**What you will do**
Leave out the images and repeat the listing below without a single change.

══ Dataset extract ══

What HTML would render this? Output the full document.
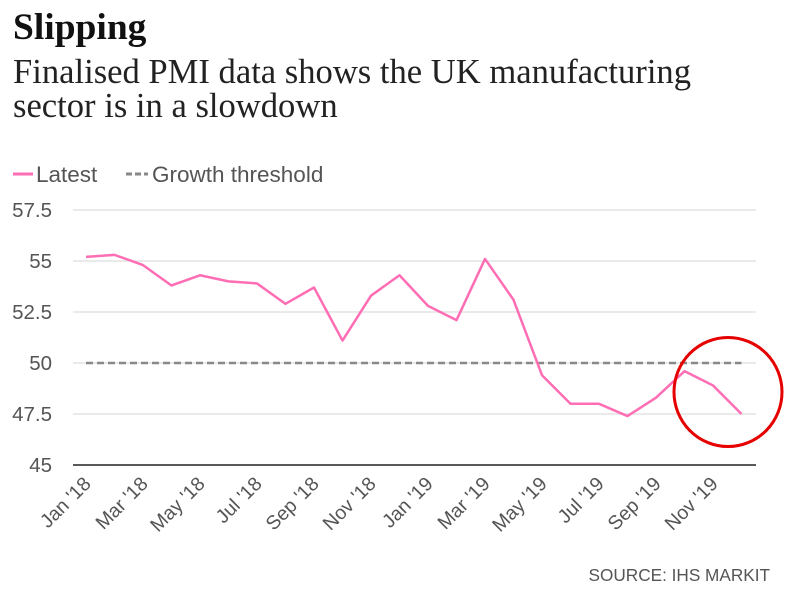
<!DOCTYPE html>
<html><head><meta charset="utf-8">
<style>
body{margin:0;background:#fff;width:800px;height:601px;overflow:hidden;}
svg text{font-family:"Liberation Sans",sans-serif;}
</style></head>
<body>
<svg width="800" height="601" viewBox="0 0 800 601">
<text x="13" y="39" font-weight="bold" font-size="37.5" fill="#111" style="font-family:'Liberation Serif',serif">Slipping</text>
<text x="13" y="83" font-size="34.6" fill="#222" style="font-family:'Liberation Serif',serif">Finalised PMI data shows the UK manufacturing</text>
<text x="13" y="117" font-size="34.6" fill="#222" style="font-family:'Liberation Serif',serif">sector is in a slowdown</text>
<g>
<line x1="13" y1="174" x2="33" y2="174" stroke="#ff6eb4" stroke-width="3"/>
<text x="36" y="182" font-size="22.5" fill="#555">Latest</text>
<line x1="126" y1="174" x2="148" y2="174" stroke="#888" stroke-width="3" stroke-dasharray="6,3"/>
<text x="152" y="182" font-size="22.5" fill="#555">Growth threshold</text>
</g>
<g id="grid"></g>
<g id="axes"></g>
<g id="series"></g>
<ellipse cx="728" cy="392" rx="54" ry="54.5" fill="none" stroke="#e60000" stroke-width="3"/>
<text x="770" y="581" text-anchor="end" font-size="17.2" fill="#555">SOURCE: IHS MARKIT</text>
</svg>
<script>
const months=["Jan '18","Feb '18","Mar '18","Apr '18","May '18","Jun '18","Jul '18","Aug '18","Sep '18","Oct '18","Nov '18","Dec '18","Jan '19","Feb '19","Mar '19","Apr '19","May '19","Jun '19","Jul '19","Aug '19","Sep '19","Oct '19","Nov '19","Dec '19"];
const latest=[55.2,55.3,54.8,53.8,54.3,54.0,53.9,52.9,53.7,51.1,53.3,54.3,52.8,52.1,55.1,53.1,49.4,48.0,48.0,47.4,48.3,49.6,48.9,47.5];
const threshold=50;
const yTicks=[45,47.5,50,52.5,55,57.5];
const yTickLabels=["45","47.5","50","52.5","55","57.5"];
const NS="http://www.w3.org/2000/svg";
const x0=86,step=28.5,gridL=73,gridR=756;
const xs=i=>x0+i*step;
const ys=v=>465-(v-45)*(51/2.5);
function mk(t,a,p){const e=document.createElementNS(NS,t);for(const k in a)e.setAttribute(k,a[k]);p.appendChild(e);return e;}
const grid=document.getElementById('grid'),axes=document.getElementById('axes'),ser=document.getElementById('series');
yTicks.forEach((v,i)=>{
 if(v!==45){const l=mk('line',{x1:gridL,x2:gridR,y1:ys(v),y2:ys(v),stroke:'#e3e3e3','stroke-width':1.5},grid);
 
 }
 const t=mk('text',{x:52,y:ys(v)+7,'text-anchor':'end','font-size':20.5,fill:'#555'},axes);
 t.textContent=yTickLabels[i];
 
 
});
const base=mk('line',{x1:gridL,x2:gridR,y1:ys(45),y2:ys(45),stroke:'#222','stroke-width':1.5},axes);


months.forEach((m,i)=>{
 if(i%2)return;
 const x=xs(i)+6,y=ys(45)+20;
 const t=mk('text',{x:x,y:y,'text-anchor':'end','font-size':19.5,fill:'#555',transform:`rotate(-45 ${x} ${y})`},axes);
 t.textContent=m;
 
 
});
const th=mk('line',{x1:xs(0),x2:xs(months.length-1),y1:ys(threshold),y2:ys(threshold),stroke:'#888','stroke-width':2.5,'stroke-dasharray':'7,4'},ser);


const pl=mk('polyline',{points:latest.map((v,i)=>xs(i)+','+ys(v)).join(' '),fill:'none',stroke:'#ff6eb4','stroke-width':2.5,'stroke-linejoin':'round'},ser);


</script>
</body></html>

═══

**Solution for this problem**
What HTML would render this? Output the full document.
<!DOCTYPE html>
<html><head><meta charset="utf-8">
<style>
body{margin:0;background:#fff;width:800px;height:601px;overflow:hidden;}
svg text{font-family:"Liberation Sans",sans-serif;}
</style></head>
<body>
<svg width="800" height="601" viewBox="0 0 800 601">
<text x="13" y="39" font-weight="bold" font-size="37.5" fill="#111" style="font-family:'Liberation Serif',serif">Slipping</text>
<text x="13" y="83" font-size="34.6" fill="#222" style="font-family:'Liberation Serif',serif">Finalised PMI data shows the UK manufacturing</text>
<text x="13" y="117" font-size="34.6" fill="#222" style="font-family:'Liberation Serif',serif">sector is in a slowdown</text>
<g>
<line x1="13" y1="174" x2="33" y2="174" stroke="#ff6eb4" stroke-width="3"/>
<text x="36" y="182" font-size="22.5" fill="#555">Latest</text>
<line x1="126" y1="174" x2="148" y2="174" stroke="#888" stroke-width="3" stroke-dasharray="6,3"/>
<text x="152" y="182" font-size="22.5" fill="#555">Growth threshold</text>
</g>
<g id="grid"></g>
<g id="axes"></g>
<g id="series"></g>
<ellipse cx="728" cy="392" rx="54" ry="54.5" fill="none" stroke="#e60000" stroke-width="3"/>
<text x="770" y="581" text-anchor="end" font-size="17.2" fill="#555">SOURCE: IHS MARKIT</text>
</svg>
<script>
const months=["Jan '18","Feb '18","Mar '18","Apr '18","May '18","Jun '18","Jul '18","Aug '18","Sep '18","Oct '18","Nov '18","Dec '18","Jan '19","Feb '19","Mar '19","Apr '19","May '19","Jun '19","Jul '19","Aug '19","Sep '19","Oct '19","Nov '19","Dec '19"];
const latest=[55.2,55.3,54.8,53.8,54.3,54.0,53.9,52.9,53.7,51.1,53.3,54.3,52.8,52.1,55.1,53.1,49.4,48.0,48.0,47.4,48.3,49.6,48.9,47.5];
const threshold=50;
const yTicks=[45,47.5,50,52.5,55,57.5];
const yTickLabels=["45","47.5","50","52.5","55","57.5"];
const NS="http://www.w3.org/2000/svg";
const x0=86,step=28.5,gridL=73,gridR=756;
const xs=i=>x0+i*step;
const ys=v=>465-(v-45)*(51/2.5);
function mk(t,a,p){const e=document.createElementNS(NS,t);for(const k in a)e.setAttribute(k,a[k]);p.appendChild(e);return e;}
const grid=document.getElementById('grid'),axes=document.getElementById('axes'),ser=document.getElementById('series');
yTicks.forEach((v,i)=>{
 if(v!==45){const l=mk('line',{x1:gridL,x2:gridR,y1:ys(v),y2:ys(v),stroke:'#e3e3e3','stroke-width':1.5},grid);
 
 }
 const t=mk('text',{x:52,y:ys(v)+7,'text-anchor':'end','font-size':20.5,fill:'#555'},axes);
 t.textContent=yTickLabels[i];
 
 
});
const base=mk('line',{x1:gridL,x2:gridR,y1:ys(45),y2:ys(45),stroke:'#222','stroke-width':1.5},axes);


months.forEach((m,i)=>{
 if(i%2)return;
 const x=xs(i)+6,y=ys(45)+20;
 const t=mk('text',{x:x,y:y,'text-anchor':'end','font-size':19.5,fill:'#555',transform:`rotate(-45 ${x} ${y})`},axes);
 t.textContent=m;
 
 
});
const th=mk('line',{x1:xs(0),x2:xs(months.length-1),y1:ys(threshold),y2:ys(threshold),stroke:'#888','stroke-width':2.5,'stroke-dasharray':'7,4'},ser);


const pl=mk('polyline',{points:latest.map((v,i)=>xs(i)+','+ys(v)).join(' '),fill:'none',stroke:'#ff6eb4','stroke-width':2.5,'stroke-linejoin':'round'},ser);


</script>
</body></html>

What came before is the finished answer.